--- Stored rows ---

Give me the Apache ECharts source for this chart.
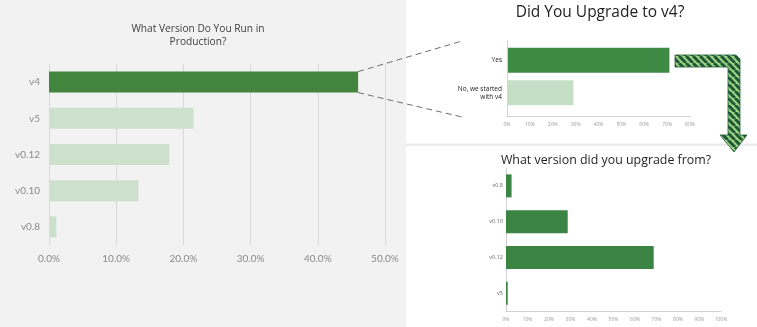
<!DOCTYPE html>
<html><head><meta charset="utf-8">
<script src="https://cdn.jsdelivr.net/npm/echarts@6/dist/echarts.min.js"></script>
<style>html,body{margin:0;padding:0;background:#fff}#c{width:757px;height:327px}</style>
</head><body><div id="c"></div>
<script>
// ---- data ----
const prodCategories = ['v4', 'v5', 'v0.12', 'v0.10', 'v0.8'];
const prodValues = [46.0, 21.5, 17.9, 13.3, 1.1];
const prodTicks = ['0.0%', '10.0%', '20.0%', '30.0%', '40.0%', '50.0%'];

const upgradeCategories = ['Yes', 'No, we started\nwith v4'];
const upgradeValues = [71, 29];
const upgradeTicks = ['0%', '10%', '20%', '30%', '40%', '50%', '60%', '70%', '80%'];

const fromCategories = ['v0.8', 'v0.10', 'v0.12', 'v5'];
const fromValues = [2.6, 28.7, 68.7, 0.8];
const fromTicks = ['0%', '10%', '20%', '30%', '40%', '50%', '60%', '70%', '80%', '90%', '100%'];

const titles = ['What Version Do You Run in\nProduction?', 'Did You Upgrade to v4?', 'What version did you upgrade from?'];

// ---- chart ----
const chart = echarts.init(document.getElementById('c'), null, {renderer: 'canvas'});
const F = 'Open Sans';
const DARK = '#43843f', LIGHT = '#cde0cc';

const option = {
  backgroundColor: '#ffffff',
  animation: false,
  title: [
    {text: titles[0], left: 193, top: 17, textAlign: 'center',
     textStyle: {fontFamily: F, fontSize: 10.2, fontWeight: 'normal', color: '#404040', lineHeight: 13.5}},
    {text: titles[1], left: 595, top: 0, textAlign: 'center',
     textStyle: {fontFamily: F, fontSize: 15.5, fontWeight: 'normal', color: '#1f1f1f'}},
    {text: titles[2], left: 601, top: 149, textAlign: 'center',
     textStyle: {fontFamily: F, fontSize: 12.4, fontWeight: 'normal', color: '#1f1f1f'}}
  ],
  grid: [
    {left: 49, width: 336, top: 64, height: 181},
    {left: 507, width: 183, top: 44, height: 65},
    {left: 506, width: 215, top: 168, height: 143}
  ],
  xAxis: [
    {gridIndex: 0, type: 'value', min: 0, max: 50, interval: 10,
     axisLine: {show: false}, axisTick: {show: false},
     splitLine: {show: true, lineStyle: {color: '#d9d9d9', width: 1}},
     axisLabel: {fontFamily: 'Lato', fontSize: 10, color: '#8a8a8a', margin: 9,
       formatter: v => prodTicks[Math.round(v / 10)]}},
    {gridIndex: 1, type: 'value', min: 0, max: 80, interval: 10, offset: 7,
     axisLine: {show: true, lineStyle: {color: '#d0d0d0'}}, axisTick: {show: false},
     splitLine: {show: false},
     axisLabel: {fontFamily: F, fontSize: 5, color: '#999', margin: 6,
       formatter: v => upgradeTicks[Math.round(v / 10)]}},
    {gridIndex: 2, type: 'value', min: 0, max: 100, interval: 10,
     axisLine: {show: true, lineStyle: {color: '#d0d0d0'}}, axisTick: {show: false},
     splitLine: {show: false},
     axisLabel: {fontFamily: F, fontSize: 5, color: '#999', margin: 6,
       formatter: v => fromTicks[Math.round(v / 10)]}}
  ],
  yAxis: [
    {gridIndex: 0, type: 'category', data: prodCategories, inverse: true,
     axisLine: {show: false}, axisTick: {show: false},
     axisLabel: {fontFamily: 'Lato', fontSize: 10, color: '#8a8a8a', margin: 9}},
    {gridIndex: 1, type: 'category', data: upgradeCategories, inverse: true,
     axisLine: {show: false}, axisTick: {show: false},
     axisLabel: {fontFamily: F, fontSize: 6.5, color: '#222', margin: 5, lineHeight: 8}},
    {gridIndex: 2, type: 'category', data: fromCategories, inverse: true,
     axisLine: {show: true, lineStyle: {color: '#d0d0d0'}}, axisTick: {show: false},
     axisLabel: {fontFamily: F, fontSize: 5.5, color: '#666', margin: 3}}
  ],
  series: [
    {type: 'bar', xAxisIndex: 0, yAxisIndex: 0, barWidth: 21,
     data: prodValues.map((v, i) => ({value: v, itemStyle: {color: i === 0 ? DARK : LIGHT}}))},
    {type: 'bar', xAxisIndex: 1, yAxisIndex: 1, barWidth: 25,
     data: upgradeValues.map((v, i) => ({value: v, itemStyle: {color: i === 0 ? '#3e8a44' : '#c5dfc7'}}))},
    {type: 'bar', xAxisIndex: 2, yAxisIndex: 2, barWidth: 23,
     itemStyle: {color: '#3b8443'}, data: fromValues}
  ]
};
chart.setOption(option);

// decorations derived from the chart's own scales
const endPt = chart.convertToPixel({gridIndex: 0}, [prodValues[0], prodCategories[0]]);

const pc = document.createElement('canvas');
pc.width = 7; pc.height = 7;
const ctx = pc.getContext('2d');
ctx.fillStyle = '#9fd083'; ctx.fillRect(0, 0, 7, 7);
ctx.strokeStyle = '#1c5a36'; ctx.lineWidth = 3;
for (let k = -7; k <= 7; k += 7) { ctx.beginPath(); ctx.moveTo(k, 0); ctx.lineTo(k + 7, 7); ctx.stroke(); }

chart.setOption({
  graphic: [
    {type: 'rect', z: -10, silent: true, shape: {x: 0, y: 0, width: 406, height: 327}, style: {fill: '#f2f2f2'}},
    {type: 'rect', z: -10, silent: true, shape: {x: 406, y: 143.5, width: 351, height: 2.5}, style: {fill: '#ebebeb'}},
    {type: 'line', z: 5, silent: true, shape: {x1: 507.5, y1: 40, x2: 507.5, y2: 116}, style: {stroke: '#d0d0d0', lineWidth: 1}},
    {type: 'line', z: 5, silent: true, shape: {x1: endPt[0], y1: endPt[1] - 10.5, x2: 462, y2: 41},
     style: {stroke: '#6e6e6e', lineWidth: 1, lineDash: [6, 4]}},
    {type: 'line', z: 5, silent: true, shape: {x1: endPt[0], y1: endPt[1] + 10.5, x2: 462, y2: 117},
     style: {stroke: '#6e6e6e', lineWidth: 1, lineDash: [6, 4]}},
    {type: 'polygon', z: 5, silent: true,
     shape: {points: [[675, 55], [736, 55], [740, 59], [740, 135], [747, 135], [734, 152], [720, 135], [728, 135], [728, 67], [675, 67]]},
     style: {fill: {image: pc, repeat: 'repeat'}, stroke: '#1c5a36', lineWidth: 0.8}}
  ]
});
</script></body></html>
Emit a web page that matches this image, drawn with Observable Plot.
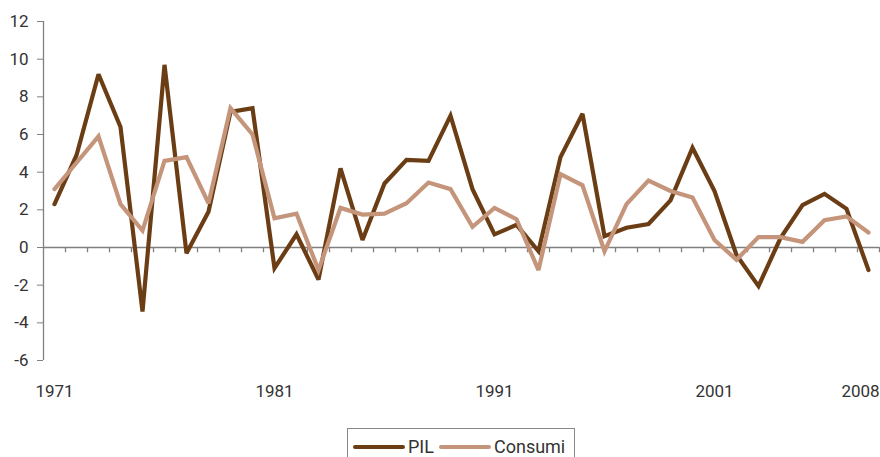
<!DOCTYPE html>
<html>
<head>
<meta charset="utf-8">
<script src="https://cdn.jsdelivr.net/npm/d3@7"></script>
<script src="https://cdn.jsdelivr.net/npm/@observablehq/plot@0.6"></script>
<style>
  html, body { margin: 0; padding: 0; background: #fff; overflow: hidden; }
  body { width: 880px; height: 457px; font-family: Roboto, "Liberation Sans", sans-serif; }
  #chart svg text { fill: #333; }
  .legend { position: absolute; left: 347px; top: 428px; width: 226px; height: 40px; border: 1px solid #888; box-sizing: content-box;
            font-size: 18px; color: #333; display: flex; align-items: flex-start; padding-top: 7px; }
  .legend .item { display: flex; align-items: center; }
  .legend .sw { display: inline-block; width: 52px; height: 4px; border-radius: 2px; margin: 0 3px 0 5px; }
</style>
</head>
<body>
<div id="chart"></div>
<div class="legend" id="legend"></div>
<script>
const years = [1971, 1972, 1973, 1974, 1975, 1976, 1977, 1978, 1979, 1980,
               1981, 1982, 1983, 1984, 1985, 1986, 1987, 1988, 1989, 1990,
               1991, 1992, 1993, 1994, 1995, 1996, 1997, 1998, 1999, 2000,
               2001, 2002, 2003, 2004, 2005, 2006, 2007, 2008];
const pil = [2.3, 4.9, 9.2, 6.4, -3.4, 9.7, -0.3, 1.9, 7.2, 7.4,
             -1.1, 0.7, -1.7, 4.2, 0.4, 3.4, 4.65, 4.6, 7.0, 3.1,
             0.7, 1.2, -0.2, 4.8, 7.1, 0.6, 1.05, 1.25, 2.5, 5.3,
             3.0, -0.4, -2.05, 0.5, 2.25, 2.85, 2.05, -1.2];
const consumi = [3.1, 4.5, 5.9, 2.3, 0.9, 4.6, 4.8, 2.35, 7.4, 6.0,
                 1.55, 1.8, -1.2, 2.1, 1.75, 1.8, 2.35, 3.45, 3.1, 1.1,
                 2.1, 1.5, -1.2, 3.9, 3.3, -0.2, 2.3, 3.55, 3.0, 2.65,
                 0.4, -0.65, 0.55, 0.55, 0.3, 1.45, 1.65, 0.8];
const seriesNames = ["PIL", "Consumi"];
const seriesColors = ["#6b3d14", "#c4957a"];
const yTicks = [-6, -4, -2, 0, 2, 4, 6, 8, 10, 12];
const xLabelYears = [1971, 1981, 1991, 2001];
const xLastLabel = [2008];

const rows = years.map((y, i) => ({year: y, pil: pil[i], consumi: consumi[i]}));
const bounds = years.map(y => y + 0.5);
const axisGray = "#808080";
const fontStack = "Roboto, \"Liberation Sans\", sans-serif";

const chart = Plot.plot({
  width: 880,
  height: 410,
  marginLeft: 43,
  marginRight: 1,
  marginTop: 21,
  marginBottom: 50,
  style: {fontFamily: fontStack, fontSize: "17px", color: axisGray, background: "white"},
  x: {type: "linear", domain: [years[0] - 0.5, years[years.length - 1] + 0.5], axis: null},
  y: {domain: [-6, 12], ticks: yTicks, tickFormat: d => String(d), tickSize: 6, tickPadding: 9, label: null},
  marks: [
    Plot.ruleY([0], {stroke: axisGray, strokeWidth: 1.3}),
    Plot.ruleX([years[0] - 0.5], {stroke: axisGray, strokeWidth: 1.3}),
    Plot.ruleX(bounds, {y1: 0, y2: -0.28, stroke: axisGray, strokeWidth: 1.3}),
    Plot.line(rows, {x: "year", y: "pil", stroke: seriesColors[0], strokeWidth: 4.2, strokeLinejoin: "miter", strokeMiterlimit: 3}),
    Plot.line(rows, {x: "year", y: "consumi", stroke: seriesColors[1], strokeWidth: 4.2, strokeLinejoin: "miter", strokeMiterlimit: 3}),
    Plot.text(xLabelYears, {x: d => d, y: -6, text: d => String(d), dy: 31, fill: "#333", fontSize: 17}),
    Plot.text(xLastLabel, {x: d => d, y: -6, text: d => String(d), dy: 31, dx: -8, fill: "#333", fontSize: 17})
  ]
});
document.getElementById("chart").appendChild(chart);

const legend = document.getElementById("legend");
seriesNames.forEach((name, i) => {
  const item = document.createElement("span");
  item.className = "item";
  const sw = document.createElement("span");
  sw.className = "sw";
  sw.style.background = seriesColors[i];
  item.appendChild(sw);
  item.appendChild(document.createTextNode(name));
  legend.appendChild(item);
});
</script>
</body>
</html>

---
--- Stored rows ---

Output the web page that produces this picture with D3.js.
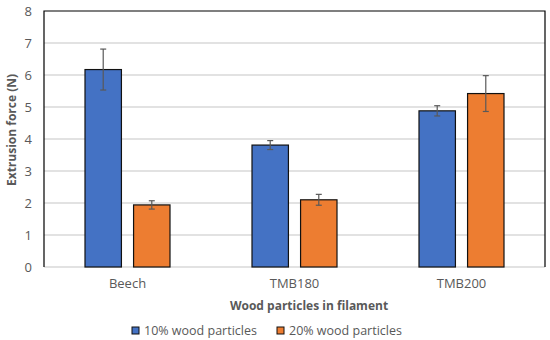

---

Aim = Working from the entries above, reproduce exactly and only the lines beginning with the line that has "Give me the" and ending with the line that has "const DARK = '#43843f', LIGHT = '#cde0cc';"; omit all pictures.

Full solution =
Give me the Apache ECharts source for this chart.
<!DOCTYPE html>
<html><head><meta charset="utf-8">
<script src="https://cdn.jsdelivr.net/npm/echarts@6/dist/echarts.min.js"></script>
<style>html,body{margin:0;padding:0;background:#fff}#c{width:757px;height:327px}</style>
</head><body><div id="c"></div>
<script>
// ---- data ----
const prodCategories = ['v4', 'v5', 'v0.12', 'v0.10', 'v0.8'];
const prodValues = [46.0, 21.5, 17.9, 13.3, 1.1];
const prodTicks = ['0.0%', '10.0%', '20.0%', '30.0%', '40.0%', '50.0%'];

const upgradeCategories = ['Yes', 'No, we started\nwith v4'];
const upgradeValues = [71, 29];
const upgradeTicks = ['0%', '10%', '20%', '30%', '40%', '50%', '60%', '70%', '80%'];

const fromCategories = ['v0.8', 'v0.10', 'v0.12', 'v5'];
const fromValues = [2.6, 28.7, 68.7, 0.8];
const fromTicks = ['0%', '10%', '20%', '30%', '40%', '50%', '60%', '70%', '80%', '90%', '100%'];

const titles = ['What Version Do You Run in\nProduction?', 'Did You Upgrade to v4?', 'What version did you upgrade from?'];

// ---- chart ----
const chart = echarts.init(document.getElementById('c'), null, {renderer: 'canvas'});
const F = 'Open Sans';
const DARK = '#43843f', LIGHT = '#cde0cc';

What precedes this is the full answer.